Even more sophisticated approaches like git hooks, PR checks, and linting for doc freshness only cover what happens in code repositories. They miss the majority of context that matters: metadata changes, pipeline behavior, data quality shifts, access control updates, business logic encoded in BI tools, and changes in upstream systems you don’t control.

The deeper problem is that a huge share of the context an AI agent needs isn’t authored, it’s derived. It’s a summary of fast-changing, distributed state. There are three types of context to consider:

  1. Declared context is what humans know and write down: business rules, domain definitions, organizational conventions. “We soft-delete customer data, never hard-delete.” “When we say revenue, we mean only annual recurring revenue.” This changes slowly, but it does change, and when it does, nobody updates the doc. The challenge here isn’t speed, it’s awareness. Think of it less like a materialized view and more like a contract that needs periodic renewal.
  2. Derived context is summarized from fast-changing technical state: schemas, lineage, freshness, quality scores, access patterns, incident histories. The management challenge is computational. Detect changes in underlying signals, re-derive the summary, serve the updated version. Humans shouldn’t be in this loop at all.
  3. Observed context is what nobody wrote down but the system can infer: which tables are actually queried together, which columns are joined despite no documented relationship, which dashboards break when a specific pipeline is late.

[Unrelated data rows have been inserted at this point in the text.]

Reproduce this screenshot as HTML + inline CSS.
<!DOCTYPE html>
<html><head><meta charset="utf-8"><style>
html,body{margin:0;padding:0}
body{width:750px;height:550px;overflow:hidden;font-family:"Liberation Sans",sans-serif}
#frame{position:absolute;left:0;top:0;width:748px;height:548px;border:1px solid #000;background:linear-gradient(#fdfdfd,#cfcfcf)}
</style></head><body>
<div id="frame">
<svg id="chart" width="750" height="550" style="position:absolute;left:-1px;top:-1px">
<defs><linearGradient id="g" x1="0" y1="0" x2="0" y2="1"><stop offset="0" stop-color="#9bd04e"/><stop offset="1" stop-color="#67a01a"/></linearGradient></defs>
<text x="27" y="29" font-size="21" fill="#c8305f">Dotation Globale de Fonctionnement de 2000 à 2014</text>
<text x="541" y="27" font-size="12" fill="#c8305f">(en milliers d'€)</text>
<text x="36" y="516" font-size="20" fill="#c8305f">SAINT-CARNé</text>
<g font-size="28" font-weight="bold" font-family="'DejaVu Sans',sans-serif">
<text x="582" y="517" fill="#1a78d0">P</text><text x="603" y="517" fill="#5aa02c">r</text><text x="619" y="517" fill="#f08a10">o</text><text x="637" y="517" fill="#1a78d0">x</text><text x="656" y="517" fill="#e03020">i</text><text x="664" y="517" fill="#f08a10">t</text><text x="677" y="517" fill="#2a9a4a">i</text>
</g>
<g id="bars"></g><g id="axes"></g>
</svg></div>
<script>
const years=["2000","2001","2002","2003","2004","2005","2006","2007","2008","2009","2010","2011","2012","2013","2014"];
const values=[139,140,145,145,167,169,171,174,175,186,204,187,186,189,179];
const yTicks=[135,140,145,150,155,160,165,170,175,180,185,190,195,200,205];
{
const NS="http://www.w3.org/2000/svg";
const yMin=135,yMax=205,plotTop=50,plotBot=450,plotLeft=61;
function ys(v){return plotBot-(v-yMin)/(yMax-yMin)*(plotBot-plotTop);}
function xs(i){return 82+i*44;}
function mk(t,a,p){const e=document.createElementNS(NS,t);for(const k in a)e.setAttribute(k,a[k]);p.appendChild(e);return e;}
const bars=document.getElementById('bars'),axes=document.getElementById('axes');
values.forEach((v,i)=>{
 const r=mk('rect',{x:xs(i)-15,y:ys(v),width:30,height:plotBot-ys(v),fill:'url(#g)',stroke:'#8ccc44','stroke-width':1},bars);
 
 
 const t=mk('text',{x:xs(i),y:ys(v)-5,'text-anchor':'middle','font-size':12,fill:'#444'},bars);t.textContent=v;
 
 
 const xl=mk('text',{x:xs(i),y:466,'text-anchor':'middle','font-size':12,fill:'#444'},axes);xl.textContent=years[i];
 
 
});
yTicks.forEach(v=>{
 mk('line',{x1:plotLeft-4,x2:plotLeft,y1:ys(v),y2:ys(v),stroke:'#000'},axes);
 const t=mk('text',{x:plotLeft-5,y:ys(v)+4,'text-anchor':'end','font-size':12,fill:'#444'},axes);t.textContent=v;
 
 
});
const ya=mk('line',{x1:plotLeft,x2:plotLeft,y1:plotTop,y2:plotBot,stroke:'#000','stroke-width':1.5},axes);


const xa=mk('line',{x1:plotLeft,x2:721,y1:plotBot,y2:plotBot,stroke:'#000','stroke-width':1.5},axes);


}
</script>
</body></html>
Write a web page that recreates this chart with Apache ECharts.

This emerges from usage patterns and is often the most practically useful for agents navigating unfamiliar territory.

All three types need to coexist in the same system, with different management cadences. A system that only handles derived context will miss the institutional knowledge that makes agents genuinely useful. One that only handles declared context is just a wiki with a reminder system.

The mental model shift: stop thinking of documentation as something you write once and start thinking of it as something you manage continuously, through computation, curation, and inference.

For declared context, treat docs as living contracts. Human-authored truths the system actively monitors for staleness. When a table described as “our core customer record” starts diverging from that description, the system should flag it for review, not silently let the gap widen.

For derived context, treat docs as materialized views over live signals: schema registries, quality monitors, pipeline metadata, access policies, usage patterns, lineage graphs. The “doc” is the rendered, agent-readable surface of underlying state that refreshes itself.

For observed context, treat docs as learned summaries: patterns the system discovers from actual behavior and codifies into context agents can use.

What this requires in practice: a context graph rather than a document store, change detection across the full stack, intelligent summarization that understands what matters per consumer, staleness detection for human-authored content, freshness SLAs per context type, and agent-native interfaces that return structured, current, trustworthy responses blending all three.

We’re entering a world where AI agents are autonomous participants in data operations, discovering datasets, building pipelines, resolving incidents, and enforcing compliance. The quality of their work is bounded by the quality of their context.

The companies that figure this out first will have a compounding advantage. Good context makes agents smarter, smarter agents generate better metadata, better metadata produces better context. It’s a flywheel, but only if the context stays fresh.

Context isn’t a document. It’s a living system. And it’s time we built the infrastructure to treat it that way.